The key role played in the US election by TV is also a cautionary tale for those who thought that the Internet would eventually wipe out TV. This is the most common misconception about new communications technologies: what John Seely Brown calls “endism” — the belief that new media wipe out older media. That’s why I’ve argued for many years that a better metaphor for our communications environment is ecological. New media don’t wipe out older ones; but new relationships (many of them symbiotic, and sometimes parasitic) evolve. Broadcast TV has, of course, been eroded by the rise of ‘on-demand’ viewing, Netflix, etc. But TV hasn’t gone away, and Fox’s dominance confirms that.

Jimmy Breslin, RIP

Jimmy Breslin died last week at the age of 88. May he rest in peace: his writing gave some of us a lot of pleasure. The NYT gave him his due in a nice obit. Sample:

Love or loathe him, none could deny Mr. Breslin’s enduring impact on the craft of narrative nonfiction. He often explained that he merely applied a sportswriter’s visual sensibility to the news columns. Avoid the scrum of journalists gathered around the winner, he would advise, and go directly to the loser’s locker. This is how you find your gravedigger.

“So you go to a big thing like this presidential assassination,” he said in an extended interview with The New York Times in 2006. “Well, you’re looking for the dressing room, that’s all. And I did. I went there automatic.”

And if you’re wondering what that refers to, here’s his column on the funeral of JFK.

Gary Kasparov on fake news

From an interesting interview:

Q: Does the term “fake news” have a Russian equivalent, and if so, what is it, who uses it and, in your experience, why?
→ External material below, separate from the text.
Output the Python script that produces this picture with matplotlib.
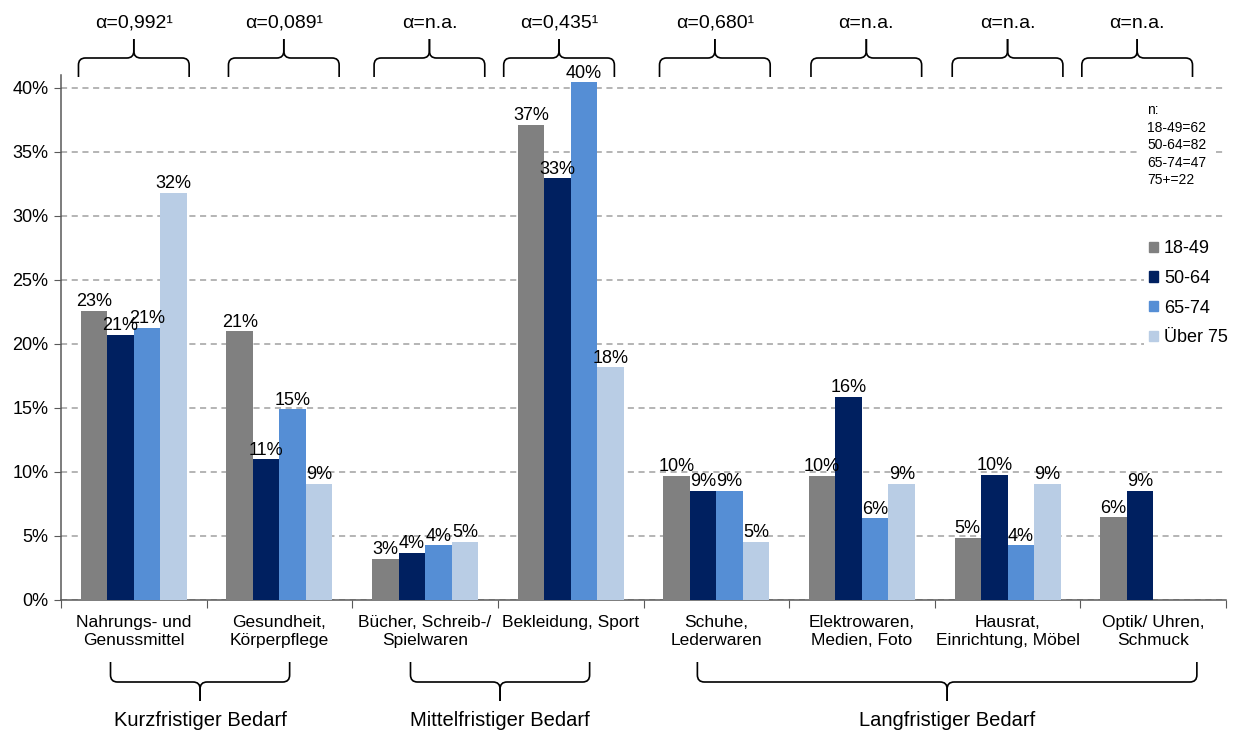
import matplotlib
matplotlib.use("Agg")
import matplotlib.pyplot as plt
import numpy as np
from matplotlib.path import Path
from matplotlib.patches import PathPatch, Patch
from matplotlib.transforms import IdentityTransform

plt.rcParams['font.family'] = ['Liberation Sans', 'DejaVu Sans']

categories = ["Nahrungs- und\nGenussmittel", "Gesundheit,\nKörperpflege",
              "Bücher, Schreib-/\nSpielwaren", "Bekleidung, Sport",
              "Schuhe,\nLederwaren", "Elektrowaren,\nMedien, Foto",
              "Hausrat,\nEinrichtung, Möbel", "Optik/ Uhren,\nSchmuck"]
age_groups = ["18-49", "50-64", "65-74", "Über 75"]
share_18_49 = [22.58, 20.97, 3.23, 37.10, 9.68, 9.68, 4.84, 6.45]
share_50_64 = [20.73, 10.98, 3.66, 32.93, 8.54, 15.85, 9.76, 8.54]
share_65_74 = [21.28, 14.89, 4.26, 40.43, 8.51, 6.38, 4.26, np.nan]
share_75_plus = [31.82, 9.09, 4.55, 18.18, 4.55, 9.09, 9.09, np.nan]
alpha_labels = ["α=0,992¹", "α=0,089¹", "α=n.a.", "α=0,435¹",
                "α=0,680¹", "α=n.a.", "α=n.a.", "α=n.a."]
sample_sizes = ["18-49=62", "50-64=82", "65-74=47", "75+=22"]
demand_groups = ["Kurzfristiger Bedarf", "Mittelfristiger Bedarf", "Langfristiger Bedarf"]

colors = ["#808080", "#002060", "#558ED5", "#B9CDE5"]
series = [share_18_49, share_50_64, share_65_74, share_75_plus]

W, H = 1234, 733
fig = plt.figure(figsize=(W / 100, H / 100), dpi=100)
ax = fig.add_axes([61 / W, (H - 600) / H, 1165 / W, 525 / H])

x = np.arange(len(categories))
bw = 0.182
for i, (vals, col, name) in enumerate(zip(series, colors, age_groups)):
    vals = np.array(vals)
    pos = x + (i - 1.5) * bw
    ax.bar(pos, vals, bw, color=col, label=name, zorder=3)
    for px, v in zip(pos, vals):
        if np.isnan(v):
            continue
        ax.annotate(f"{v:.0f}%", (px, v), xytext=(0, 0.5), textcoords="offset points",
                    ha="center", va="bottom", fontsize=13, zorder=4)

ax.set_xlim(-0.5, 7.5)
ax.set_ylim(0, 41)
ax.set_yticks(np.arange(0, 41, 5))
ax.set_yticklabels([f"{t}%" for t in range(0, 41, 5)], fontsize=13)
ax.yaxis.grid(True, color="#A0A0A0", linestyle=(0, (4, 3)), linewidth=1.1, zorder=0)
ax.set_axisbelow(True)

ax.set_xticks(np.arange(-0.5, 8, 1))
ax.set_xticklabels([])
ax.set_xticks(x, minor=True)
ax.set_xticklabels(categories, minor=True, fontsize=12.5, linespacing=1.25)
ax.tick_params(axis="x", which="minor", length=0, pad=11)
ax.tick_params(axis="x", which="major", length=6, direction="out", color="#595959")
ax.tick_params(axis="y", length=5, direction="out", color="#595959", pad=4)

for s in ["top", "right"]:
    ax.spines[s].set_visible(False)
for s in ["left", "bottom"]:
    ax.spines[s].set_color("#595959")
    ax.spines[s].set_linewidth(1.1)

# legend and sample sizes sit on white boxes over the grid
handles = [Patch(color=c, label=n) for c, n in zip(colors, age_groups)]
leg = fig.legend(handles=handles, loc="upper left", bbox_to_anchor=(1144 / W, 1 - 235 / H),
                 fontsize=13, frameon=True, handlelength=0.5, handleheight=0.5,
                 handletextpad=0.3, labelspacing=0.7, borderpad=0.3, borderaxespad=0)
leg.get_frame().set_facecolor("white")
leg.get_frame().set_edgecolor("none")
leg.get_frame().set_alpha(1)

fig.text(1147 / W, 1 - 103 / H, "n:\n" + "\n".join(sample_sizes), fontsize=10,
         va="top", ha="left", linespacing=1.32,
         bbox=dict(facecolor="white", edgecolor="none", pad=6))


def draw_brace(x0, x1, y_end, y_mid, y_tip, r=7):
    xc = (x0 + x1) / 2
    d = 1 if y_tip > y_mid else -1
    for xe, sgn in ((x0, 1), (x1, -1)):
        verts = [(xe, y_end), (xe, y_mid - d * r), (xe, y_mid), (xe + sgn * r, y_mid),
                 (xc - sgn * r, y_mid), (xc, y_mid), (xc, y_mid + d * r), (xc, y_tip)]
        codes = [Path.MOVETO, Path.LINETO, Path.CURVE3, Path.CURVE3,
                 Path.LINETO, Path.CURVE3, Path.CURVE3, Path.LINETO]
        fig.add_artist(PathPatch(Path(verts, codes), fill=False, lw=1.2, color="black",
                                 transform=IdentityTransform()))


def to_px(xd):
    return ax.transData.transform((xd, 0))[0]


# braces above each category with the test statistic
top_shift = [0, 0.03, 0.03, -0.08, -0.01, 0.03, 0, -0.11]
for i, lab in enumerate(alpha_labels):
    c = i + top_shift[i]
    draw_brace(to_px(c - 0.38), to_px(c + 0.38), H - 77, H - 58, H - 39)
    fig.text(to_px(c) / W, 1 - 23 / H, lab, ha="center", va="center", fontsize=14)

# braces grouping the categories by demand horizon
bottom_spans = [(-0.16, 1.07), (1.90, 3.13), (3.87, 7.30)]
for (a, b), lab in zip(bottom_spans, demand_groups):
    draw_brace(to_px(a), to_px(b), H - 662, H - 682, H - 701)
    fig.text(to_px((a + b) / 2) / W, 1 - 721 / H, lab, ha="center", va="center", fontsize=14.5)

fig.savefig("out.png", dpi=100)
Kasparov: My honest reply to this is that the word for “fake news” in Putin’s Russia is simply “news.” There isn’t a syllable uttered or printed in Russia without its author being very much aware of what the regime thinks of it and what would happen to him if he crosses a certain line—except perhaps the weather! Often those lines are explicit, sent out in memos about new topics and how to promote or spin them. But by now, after 17 years of Putin, everyone knows where the lines are. Under those conditions, what can news be except fake? Even if nearly everything that is published is, in and of itself, true, there is an ocean of falsity in what isn’t said, what isn’t asked, and how basic facts are presented. This is the story of the media in a modern dictatorship. It’s not like Pravda, with one official storyline that everyone knows is probably BS. There are hundreds of layers of carefully calibrated propaganda and censorship in Putin’s Russia, creating the illusion of freedom. One outlet says Putin is great 100 percent of the time about everything. Another only 80 percent, about, say, the economy or security. One writer can complain a little about education, while another is allowed to criticize the regime on one or two specific things, etc. It’s like the Matrix, a complex illusion. And since almost all Russians still depend on television news, it’s very effective.

Information overload is nothing new

Alan Jacobs putting forward some theses for disputation:

Francis Bacon, in the essay “Of Studies,” provided a stringent model for how to narrow our attentiveness: “Some books are to be tasted, others to be swallowed, and some few to be chewed and digested: that is, some books are to be read only in parts, others to be read, but not curiously, and some few to be read wholly, and with diligence and attention.” In her wonderful book Too Much to Know, Ann Blair explains that Bacon in this essay offered instruction in the skills of intellectual triage for people afflicted by information overload. Blair points out that one of the most common complaints of literate people in the sixteenth and seventeenth centuries is the proliferation of stuff to read. Cried Erasmus in 1525, “Is there anywhere on earth exempt from these swarms of new books?”

And many of those books were simply not good — not good for you, lacking nutrition. Therefore Bacon recommends that we begin with tasting; and in many cases that will be sufficient. It is unhealthy to read worthless books “with diligence and attention.”